Construction activity in California is up 11.4 percent for the first eight months of 2004 compared with the same period last year, totaling $52.18 billion, the Construction Industry Research Board reported today.
All construction sectors are up year-to-date in California except government-owned buildings construction, which is down 4.4 percent. This downturn was in spite of booming school construction, which is up 11.1 percent or $388.6 million from the same period last year.
Heavy construction in the first eight months totals $5.54 billion, up 8.9 percent or $452.6 million more from last year. The largest project reported in August is a $67.8 million freeway project in San Diego County. In addition, a $1.39 billion suspension bridge project in San Francisco is pending. The bid was opened in May but there is no contract award as of yet.
Total construction activity for the month of August is $6.64 billion, up 5.2 percent from July and up 10.4 percent from August 2003. All construction sectors were up in August.
Ben Bartolotto, director for the research board, said the overall trend so far in 2004 indicates that private building construction is up, with monthly fluctuations determined by large projects, while public government-owned building construction is declining with the exception of school construction.
Private building construction, residential and nonresidential, in August, totals $5.37 billion, up 6 percent from July and up 21.3 percent from August 2003. Year-to-date, private building activity totals $40.38 billion, up 14.7 percent from the year-ago period, the board also reported. Of that total, private nonresidential building, by itself, totals $10.44 billion, up 12 percent or $1.12 billion from last year.
Bartolotto said more than 80 percent of that increase is in Southern California, with sizable gains also found in the San Francisco Bay and Sacramento Valley regions.
“The increase in private nonresidential building in August, up 8.8 percent, is due mainly to an increase in the dollar value of large projects,” said Bartolotto.
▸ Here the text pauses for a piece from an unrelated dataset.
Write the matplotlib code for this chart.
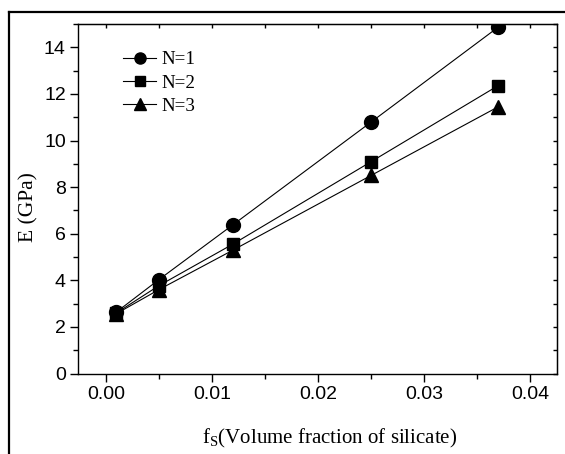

The dollar volume of the largest private nonresidential building projects in August is $287.8 million, up from $179 million in July and up from $140.8 million in August 2003. Included in the August total for Los Angeles County is a $96 million office building in Century City.
The board is forecasting total nonresidential building to increase by 7.1 percent in 2004, to $14.89 billion, which follows three years of “substantial decline.”
The research board, established in 1974, is a nonprofit research center that provides statistical information for the California building and construction industry.